The story is well handled, including Khomeini’s ten-year sojourn as Iran’s supreme leader, the devastating war with Iraq, the American hostage crisis and the Shah’s sad exile and death. In the light of the current carnage in Syria, caused in part by the present Iranian government’s support for Bashar al-Assad’s killing machine, with its roots in the Shi’ite tradition, there is a poignancy to the concluding statement that Mohammad Reza made in his own regretful memoir:
A sovereign may not save his throne by shedding his countrymen’s blood. A dictator can, for he acts in the name of an ideology and believes it must triumph no matter what the cost. A dictator has nothing to bestow for power resides in him alone. A sovereign is given a crown and must bequeath it to the next generation.
Mohammad Reza failed in the latter project, but he drew back from saving his throne by slaughtering his people.

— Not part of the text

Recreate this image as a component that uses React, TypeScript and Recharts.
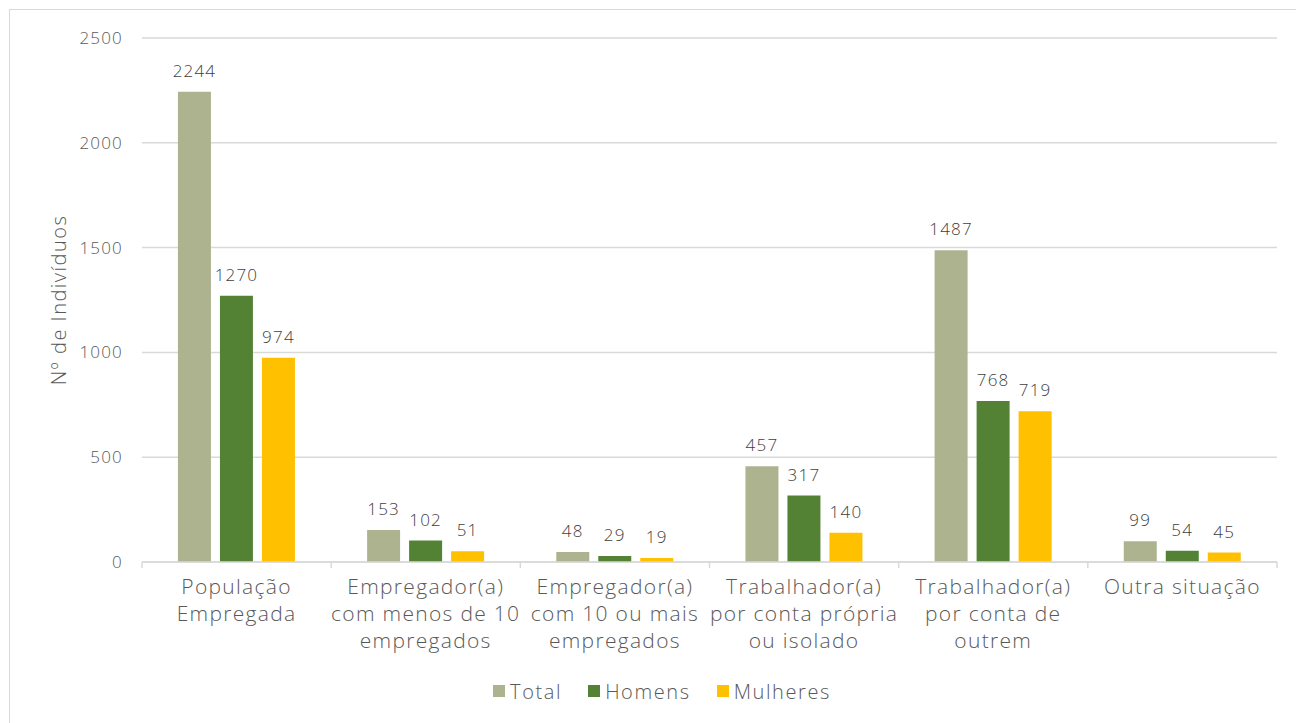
import { Bar, BarChart, CartesianGrid, LabelList, Legend, XAxis, YAxis } from "recharts";

const categories = [
  ["População", "Empregada"],
  ["Empregador(a)", "com menos de 10", "empregados"],
  ["Empregador(a)", "com 10 ou mais", "empregados"],
  ["Trabalhador(a)", "por conta própria", "ou isolado"],
  ["Trabalhador(a)", "por conta de", "outrem"],
  ["Outra situação"],
];
const total = [2244, 153, 48, 457, 1487, 99];
const homens = [1270, 102, 29, 317, 768, 54];
const mulheres = [974, 51, 19, 140, 719, 45];
const yTicks = [0, 500, 1000, 1500, 2000, 2500];

const FONT = "'Open Sans', sans-serif";
const GREY = "#595959";
const AXIS = "#d9d9d9";
const WEIGHT = 350;

const series = [
  { key: "total", name: "Total", color: "#AEB38F" },
  { key: "homens", name: "Homens", color: "#548235" },
  { key: "mulheres", name: "Mulheres", color: "#FFC000" },
];

const data = categories.map((lines, i) => ({
  name: lines.join(" "),
  total: total[i],
  homens: homens[i],
  mulheres: mulheres[i],
}));

// multi-line category label, plus the short marks on the category boundaries
const CategoryTick = (props: any) => {
  const { x, y, payload } = props;
  const half = payload.offset ?? 0;
  const lines = categories[payload.index] ?? [];
  const isLast = payload.index === categories.length - 1;
  return (
    <g>
      <line x1={x - half} x2={x - half} y1={y} y2={y + 6} stroke={AXIS} strokeWidth={1.5} />
      {isLast && (
        <line x1={x + half} x2={x + half} y1={y} y2={y + 6} stroke={AXIS} strokeWidth={1.5} />
      )}
      <text
        x={x}
        y={y}
        textAnchor="middle"
        fill={GREY}
        fontFamily={FONT}
        fontSize={21}
        fontWeight={WEIGHT}
        letterSpacing={1.3}
      >
        {lines.map((l, i) => (
          <tspan key={i} x={x} dy={i === 0 ? 32 : 27}>
            {l}
          </tspan>
        ))}
      </text>
    </g>
  );
};

const LegendBox = () => (
  <div
    style={{
      display: "flex",
      justifyContent: "center",
      alignItems: "center",
      gap: 26,
      height: 30,
      fontFamily: FONT,
      fontSize: 20,
      fontWeight: WEIGHT,
      letterSpacing: 1.6,
      color: GREY,
    }}
  >
    {series.map((s) => (
      <span key={s.key} style={{ display: "flex", alignItems: "center", gap: 5 }}>
        <span style={{ width: 12, height: 12, background: s.color, display: "inline-block" }} />
        {s.name}
      </span>
    ))}
  </div>
);

const YTitle = (props: any) => {
  const vb = props.viewBox;
  const cx = 48;
  const cy = vb.y + vb.height / 2;
  return (
    <text
      x={cx}
      y={cy}
      transform={`rotate(-90, ${cx}, ${cy})`}
      textAnchor="middle"
      dominantBaseline="central"
      fill={GREY}
      fontFamily={FONT}
      fontSize={20}
      fontWeight={WEIGHT}
      letterSpacing={1.5}
    >
      Nº de Indivíduos
    </text>
  );
};

export default function App() {
  return (
    <div style={{ position: "relative" }}>
      {/* faint decorative circles peeking above the frame */}
      <svg width={300} height={12} style={{ position: "absolute", left: -8, top: -8 }}>
        <circle cx={120} cy={-52} r={60} fill="#FEF0E2" />
        <circle cx={228} cy={-49} r={55} fill="#FFF7DE" />
      </svg>
      <div
        style={{
          position: "relative",
          top: 1,
          marginLeft: 1,
          width: 1304,
          height: 720,
          borderTop: `1px solid ${AXIS}`,
          borderLeft: `1px solid ${AXIS}`,
          background: "#fff",
        }}
      >
        <BarChart
          width={1304}
          height={713}
          data={data}
          margin={{ top: 28, right: 37, left: 0, bottom: 17 }}
          barCategoryGap="19%"
          barGap={9}
        >
          <CartesianGrid vertical={false} stroke={AXIS} strokeWidth={1.5} />
          <XAxis
            dataKey="name"
            height={114}
            tickLine={false}
            tickSize={0}
            tickMargin={0}
            axisLine={{ stroke: AXIS, strokeWidth: 1.5 }}
            tick={<CategoryTick />}
            interval={0}
          />
          <YAxis
            width={132}
            domain={[0, 2500]}
            ticks={yTicks}
            axisLine={false}
            tickLine={false}
            tickSize={0}
            tickMargin={19}
            tick={{ fill: GREY, fontFamily: FONT, fontSize: 17, fontWeight: WEIGHT, letterSpacing: 1.2 }}
            label={<YTitle />}
          />
          <Legend
            verticalAlign="bottom"
            content={<LegendBox />}
            wrapperStyle={{ height: 30, width: 1304, left: 0 }}
          />
          {series.map((s) => (
            <Bar key={s.key} dataKey={s.key} name={s.name} fill={s.color} isAnimationActive={false}>
              <LabelList
                dataKey={s.key}
                position="top"
                offset={15}
                fill="#404040"
                fontFamily={FONT}
                fontSize={17}
                fontWeight={WEIGHT}
                letterSpacing={1.2}
              />
            </Bar>
          ))}
        </BarChart>
      </div>
    </div>
  );
}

He emerges from this book as a fairly decent man – misguided, certainly, and out of his depth in a world of growing complexity. His desire for the development of his country may have been sound, but he lacked a sophisticated understanding of the ways and means by which improvements in social conditions are achieved. Generally – despite his book’s subtitle – Buchan avoids dwelling on the broader philosophical and religious questions arising from the fall of the Shah and the rise of Khomeinism. He underemphasises, for example, the all-important element of Shi’ite eschatology. While Khomeini was too theologically savvy to proclaim himself formally as the Hidden Imam or Lord of the Age of Shi’ite expectation, there is little doubt that many Iranians thought him to be such. Millennial expectation is a powerful mobilising force, and can be channelled towards positive as well as evil ends. Although there are nuggets of analytical insight in his book, James Buchan is for the most part content to relate the facts, which he does in an engaging and readable way.